Quiérase o no, todo hombre
tiende a considerar el dolor como un camino hacia la pureza, como una simple
etapa en su evolución, porque hasta ahora nadie ha podido aceptarlo como un
estado natural.
E. M. Cioran
La falta de confianza,
esperanza u optimismo en torno al hombre puede ser devastadora. No me
refiero a molestias que surgen cuando las idioteces del prójimo superan
cualquier previsión. Nadie está libre de aborrecer a quienes perjudican mientras
uno busca días mejores; empero, ello no suele implicar el desprecio por todos los
demás. Son pocos los momentos en que se aviva esa repulsa, creciendo hasta no
dejar sitio para la fraternidad. Al estar en una situación así, perturbados por
las terribles decisiones que, como guerras, hambrunas o genocidios, otros
tomaron, la decepción es posible. Nos volveríamos entonces partidarios del
pesimismo de Cioran, en cuya opinión, bastante radical, los inconvenientes
comenzarían con nuestro propio nacimiento.
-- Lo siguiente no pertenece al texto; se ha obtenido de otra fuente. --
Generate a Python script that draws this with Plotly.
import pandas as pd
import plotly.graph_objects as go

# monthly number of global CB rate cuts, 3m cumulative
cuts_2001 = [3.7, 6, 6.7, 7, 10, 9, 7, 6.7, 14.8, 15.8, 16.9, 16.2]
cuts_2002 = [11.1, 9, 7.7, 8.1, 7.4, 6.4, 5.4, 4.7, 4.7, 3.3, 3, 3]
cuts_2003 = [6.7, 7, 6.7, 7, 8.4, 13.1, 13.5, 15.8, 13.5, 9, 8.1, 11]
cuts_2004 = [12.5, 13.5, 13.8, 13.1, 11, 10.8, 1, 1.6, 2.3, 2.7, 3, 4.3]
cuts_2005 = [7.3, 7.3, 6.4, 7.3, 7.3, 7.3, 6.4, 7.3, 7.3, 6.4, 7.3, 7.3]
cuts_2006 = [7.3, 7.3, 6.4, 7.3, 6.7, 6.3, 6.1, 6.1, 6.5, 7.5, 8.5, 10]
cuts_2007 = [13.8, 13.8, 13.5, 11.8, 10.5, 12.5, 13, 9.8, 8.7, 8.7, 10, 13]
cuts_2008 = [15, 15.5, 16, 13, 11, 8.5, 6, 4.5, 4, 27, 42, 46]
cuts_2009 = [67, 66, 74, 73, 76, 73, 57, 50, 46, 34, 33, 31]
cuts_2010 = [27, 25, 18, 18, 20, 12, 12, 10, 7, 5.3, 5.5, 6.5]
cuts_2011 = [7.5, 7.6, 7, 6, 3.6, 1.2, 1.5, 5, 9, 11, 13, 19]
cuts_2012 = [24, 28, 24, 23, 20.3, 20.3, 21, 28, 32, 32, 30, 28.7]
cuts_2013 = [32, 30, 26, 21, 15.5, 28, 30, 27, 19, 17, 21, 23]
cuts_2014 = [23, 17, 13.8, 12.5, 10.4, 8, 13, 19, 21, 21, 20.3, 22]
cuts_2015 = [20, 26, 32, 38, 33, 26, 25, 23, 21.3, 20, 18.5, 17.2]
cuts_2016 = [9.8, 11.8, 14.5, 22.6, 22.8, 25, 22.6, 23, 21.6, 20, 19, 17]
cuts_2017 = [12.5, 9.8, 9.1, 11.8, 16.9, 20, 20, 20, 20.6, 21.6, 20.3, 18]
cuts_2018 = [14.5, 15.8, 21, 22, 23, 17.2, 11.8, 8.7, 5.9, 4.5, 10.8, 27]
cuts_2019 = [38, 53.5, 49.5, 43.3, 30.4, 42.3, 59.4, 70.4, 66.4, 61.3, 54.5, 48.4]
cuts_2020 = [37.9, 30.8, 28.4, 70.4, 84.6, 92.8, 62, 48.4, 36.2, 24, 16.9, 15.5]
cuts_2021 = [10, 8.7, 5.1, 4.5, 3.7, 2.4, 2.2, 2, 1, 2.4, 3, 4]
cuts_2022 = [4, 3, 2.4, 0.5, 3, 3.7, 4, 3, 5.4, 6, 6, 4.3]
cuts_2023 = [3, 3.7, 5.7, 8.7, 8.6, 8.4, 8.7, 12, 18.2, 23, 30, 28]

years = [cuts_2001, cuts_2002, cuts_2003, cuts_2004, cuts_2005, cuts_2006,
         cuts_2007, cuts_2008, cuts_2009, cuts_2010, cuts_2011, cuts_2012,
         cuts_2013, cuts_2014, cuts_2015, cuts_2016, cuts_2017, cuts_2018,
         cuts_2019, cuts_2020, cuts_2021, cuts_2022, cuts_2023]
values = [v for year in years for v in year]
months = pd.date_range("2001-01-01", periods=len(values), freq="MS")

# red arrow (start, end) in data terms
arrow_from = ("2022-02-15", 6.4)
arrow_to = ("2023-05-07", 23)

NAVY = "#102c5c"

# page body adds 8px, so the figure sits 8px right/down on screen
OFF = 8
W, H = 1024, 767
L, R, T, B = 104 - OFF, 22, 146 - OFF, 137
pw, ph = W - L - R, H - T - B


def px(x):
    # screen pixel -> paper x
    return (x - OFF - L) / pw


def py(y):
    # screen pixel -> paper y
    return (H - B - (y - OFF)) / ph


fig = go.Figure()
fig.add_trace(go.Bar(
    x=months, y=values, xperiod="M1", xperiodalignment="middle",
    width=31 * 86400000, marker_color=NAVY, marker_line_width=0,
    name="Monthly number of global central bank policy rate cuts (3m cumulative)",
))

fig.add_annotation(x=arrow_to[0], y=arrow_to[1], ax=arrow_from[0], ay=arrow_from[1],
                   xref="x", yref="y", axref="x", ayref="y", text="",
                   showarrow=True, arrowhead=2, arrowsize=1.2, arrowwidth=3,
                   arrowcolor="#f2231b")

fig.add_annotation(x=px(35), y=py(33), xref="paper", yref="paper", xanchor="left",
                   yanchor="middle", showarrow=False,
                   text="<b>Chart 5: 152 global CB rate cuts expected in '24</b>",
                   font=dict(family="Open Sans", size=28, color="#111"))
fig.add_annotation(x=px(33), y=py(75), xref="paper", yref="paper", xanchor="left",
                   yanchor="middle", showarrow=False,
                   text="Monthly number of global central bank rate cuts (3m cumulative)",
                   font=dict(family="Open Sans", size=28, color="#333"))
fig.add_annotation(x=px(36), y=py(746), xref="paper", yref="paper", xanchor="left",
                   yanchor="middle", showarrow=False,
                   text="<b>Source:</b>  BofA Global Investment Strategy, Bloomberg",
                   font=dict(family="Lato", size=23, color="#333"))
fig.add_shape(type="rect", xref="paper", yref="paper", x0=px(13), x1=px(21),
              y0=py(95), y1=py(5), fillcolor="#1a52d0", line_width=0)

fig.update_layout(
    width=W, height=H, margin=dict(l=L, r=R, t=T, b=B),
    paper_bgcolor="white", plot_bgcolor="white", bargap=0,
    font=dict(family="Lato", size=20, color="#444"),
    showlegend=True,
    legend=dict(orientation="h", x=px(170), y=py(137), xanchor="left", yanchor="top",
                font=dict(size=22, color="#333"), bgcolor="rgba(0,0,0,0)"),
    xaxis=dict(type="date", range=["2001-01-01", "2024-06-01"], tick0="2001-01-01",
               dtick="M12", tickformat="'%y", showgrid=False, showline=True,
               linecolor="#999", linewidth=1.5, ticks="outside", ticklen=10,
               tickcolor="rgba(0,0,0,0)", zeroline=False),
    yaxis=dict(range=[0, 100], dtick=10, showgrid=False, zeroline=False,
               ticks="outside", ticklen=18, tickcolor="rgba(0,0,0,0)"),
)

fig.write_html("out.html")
Es difícil hallar palabras de
aliento entretanto se advierten las perversidades que nos caracterizan.
Si, tal
como es entendida por Bertrand Russell y otros filósofos, la guerra es un acto
de barbarie, las dos conflagraciones mundiales del siglo XX evidenciarían
nuestra peor faceta. Sin embargo, no fueron los únicos sucesos que desnudaron debilidades
y vilezas del hombre. No debemos esforzarnos demasiado para notar problemas de
inseguridad que nos amargan a menudo. Pero, aun cuando parezca raro, esas
mismas circunstancias brindan la oportunidad de reflexionar sobre la especie. Porque
el contacto con la brutalidad puede ser útil para rectificar los errores que,
en varios casos, han sido homicidas. Pienso en esto al leer Voces de
Chernóbil, libro escrito por Svetlana Alexievich.
Hace casi
treinta años, el 26 de abril de 1986, se produjo una inquietante catástrofe. La
jactancia humana de controlar el átomo fue duramente afectada. Ocurre que un
reactor situado en una central nuclear de Ucrania, entonces territorio
soviético, explotó, causando daños severos e inagotables. Fue la calamidad más
grande que, en la pasada centuria, haya sido provocada por la tecnología de
fines pacíficos. En decenas de kilómetros alrededor del accidente, las víctimas
experimentaron diversos males, desde una pavorosa expansión del cáncer hasta
trastornos psiquiátricos. El desastre desnudó las miserias de un régimen
comunista que, en principio, hizo lo imposible por ocultar la gravedad del
caso. Como era un reconocimiento de su fracaso, engañaron a muchas personas, incluidos
militares y civiles, quienes acudían al lugar del siniestro con medios
rudimentarios. Para los camaradas que mandaban, escobas y vodka eran
suficientes, pues la valentía sobraba. Nunca antes se hizo propaganda del
heroísmo de modo tan ruin.
Si bien es
cierto que pobladores de zonas contaminadas por el desastre fueron desalojados,
usando la fuerza pública para conseguirlo, su retorno se hizo efectivo. Aunque suene
increíble, pese a la radiación aún reinante y sus consecuencias para el
organismo, existe gente que vive allí. Según los testimonios recogidos por
Alexievich, sus razones son distintas. Hay individuos que prefieren un panorama
casi fantasmal, en cuanto a los habitantes, al terror desencadenado por la
violencia, así como cualesquier peligros ligados a nuestras sociedades. Además,
se habla del apego a una tradición que ni siquiera las enfermedades terminales
pueden mitigar; las pestes modernas no serían tan fuertes. Notamos, por último,
una dosis de fatalismo que muestra a un sujeto servil al destino, permitidor
del orden anhelado por los autócratas. Es innegable que sus posturas son
también el reflejo de nuestra insondable y contradictoria humanidad.